Task description | Line by line, repeat the data below exactly, beginning at the first line and ending at the line with "from matplotlib.ticker import". Omit pictures.
——
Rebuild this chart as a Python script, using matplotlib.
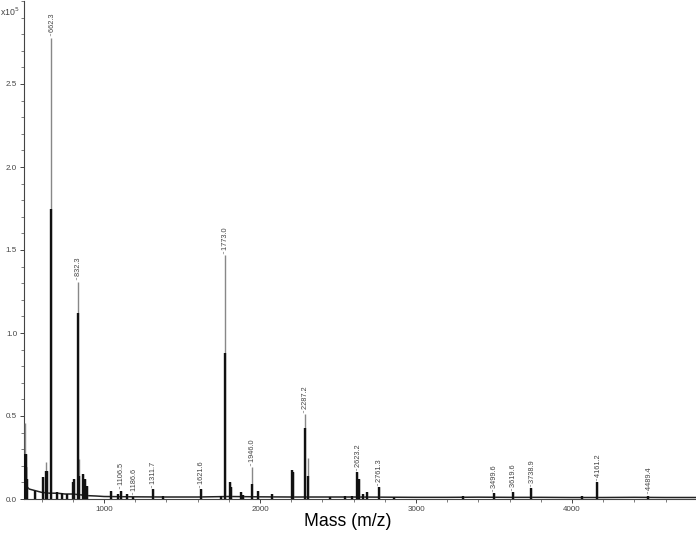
import matplotlib
matplotlib.use("Agg")
import matplotlib.pyplot as plt
from matplotlib.ticker import MultipleLocator, FixedLocator

# ---- data (intensity in units of 1e5 counts) ----
peak_mz = [493, 497, 503, 508, 558, 611, 628, 637, 662.3, 700, 730, 760,
           799, 808, 832.3, 838, 867, 880, 888, 1045, 1090, 1106.5, 1148,
           1186.6, 1311.7, 1380, 1621.6, 1752, 1773.0, 1808, 1814, 1876, 1890,
           1946.0, 1990, 2080, 2205, 2210, 2287.2, 2305, 2450, 2545, 2590,
           2623.2, 2635, 2660, 2686, 2761.3, 2860, 3300, 3499.6, 3619.6,
           3738.9, 4064, 4161.2, 4489.4]
peak_top = [0.46, 0.27, 0.19, 0.12, 0.05, 0.13, 0.22, 0.17, 2.78, 0.04, 0.035, 0.03,
            0.10, 0.12, 1.31, 0.24, 0.15, 0.12, 0.08, 0.05, 0.03, 0.05, 0.03,
            0.015, 0.06, 0.02, 0.06, 0.02, 1.47, 0.10, 0.07, 0.04, 0.025,
            0.19, 0.05, 0.03, 0.175, 0.16, 0.51, 0.25, 0.015, 0.02, 0.02,
            0.16, 0.12, 0.03, 0.04, 0.07, 0.015, 0.02, 0.035, 0.04,
            0.065, 0.02, 0.10, 0.02]
peak_core = [0.27, 0.27, 0.19, 0.12, 0.05, 0.13, 0.17, 0.17, 1.75, 0.04, 0.035, 0.03,
             0.10, 0.12, 1.12, 0.14, 0.15, 0.12, 0.08, 0.05, 0.03, 0.05, 0.03,
             0.015, 0.06, 0.02, 0.06, 0.02, 0.88, 0.10, 0.07, 0.04, 0.025,
             0.09, 0.05, 0.03, 0.175, 0.16, 0.43, 0.14, 0.015, 0.02, 0.02,
             0.16, 0.12, 0.03, 0.04, 0.07, 0.015, 0.02, 0.035, 0.04,
             0.065, 0.02, 0.10, 0.02]

base_mz = [490, 520, 560, 600, 650, 700, 750, 800, 850, 900, 950, 1000, 1100,
           1200, 1400, 1600, 1800, 2000, 2200, 2400, 2600, 2800, 3000, 3200,
           3400, 3600, 3800, 4000, 4200, 4400, 4600, 4800]
base_int = [0.09, 0.06, 0.05, 0.04, 0.035, 0.035, 0.03, 0.03, 0.025, 0.02, 0.018,
            0.015, 0.014, 0.013, 0.012, 0.012, 0.015, 0.013, 0.012, 0.012, 0.012,
            0.011, 0.010, 0.010, 0.011, 0.010, 0.010, 0.009, 0.009, 0.010,
            0.009, 0.009]

label_mz = [662.3, 832.3, 1106.5, 1186.6, 1311.7, 1621.6, 1773.0, 1946.0,
            2287.2, 2623.2, 2761.3, 3499.6, 3619.6, 3738.9, 4161.2, 4489.4]
label_txt = ["662.3", "832.3", "1106.5", "1186.6", "1311.7", "1621.6", "1773.0",
             "1946.0", "2287.2", "2623.2", "2761.3", "3499.6", "3619.6",
             "3738.9", "4161.2", "4489.4"]

x_ticks = [1000, 2000, 3000, 4000]
y_ticks = [0.0, 0.5, 1.0, 1.5, 2.0, 2.5]

plt.rcParams['font.family'] = ['Liberation Sans', 'DejaVu Sans']

fig = plt.figure(figsize=(6.96, 5.39), dpi=100)
ax = fig.add_axes([24/696, 1 - 499/539, 1 - 24/696, 498/539])

ax.plot(base_mz, base_int, color='#222222', lw=1.1, zorder=2)
ax.vlines(peak_mz, 0, peak_top, colors='#888888', lw=1.0, zorder=3)
ax.vlines(peak_mz, 0, peak_core, colors='#111111', lw=1.7, zorder=4)

top_lookup = dict(zip(peak_mz, peak_top))
for m, t in zip(label_mz, label_txt):
    ax.annotate('··' + t, xy=(m, top_lookup[m]), xytext=(0, 1),
                textcoords='offset points', rotation=90, ha='center',
                va='bottom', fontsize=5.3, color='#444444')

ax.set_xlim(487, 4795)
ax.set_ylim(0, 3.0)
ax.xaxis.set_major_locator(FixedLocator(x_ticks))
ax.xaxis.set_minor_locator(MultipleLocator(200))
ax.yaxis.set_major_locator(FixedLocator(y_ticks))
ax.yaxis.set_minor_locator(MultipleLocator(0.1))
ax.set_xticklabels([str(v) for v in x_ticks])
ax.set_yticklabels(["%.1f" % v for v in y_ticks])
ax.tick_params(axis='both', which='major', labelsize=5.8, labelcolor='#444444',
               length=3, width=0.7, color='#444444', pad=2)
ax.tick_params(axis='both', which='minor', length=2, width=0.6, color='#666666')

for s in ['top', 'right']:
    ax.spines[s].set_visible(False)
for s in ['left', 'bottom']:
    ax.spines[s].set_color('#444444')
    ax.spines[s].set_linewidth(0.8)

fig.text(0.0, 1 - 12/539, 'x10$^5$', fontsize=6.3, color='#444444',
         ha='left', va='center')
fig.text(0.5, 1 - 521/539, 'Mass (m/z)', fontsize=12.7, color='black',
         ha='center', va='center')

fig.savefig('out.png', dpi=100)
——
Answer to this exercise |
Rebuild this chart as a Python script, using matplotlib.
import matplotlib
matplotlib.use("Agg")
import matplotlib.pyplot as plt
from matplotlib.ticker import MultipleLocator, FixedLocator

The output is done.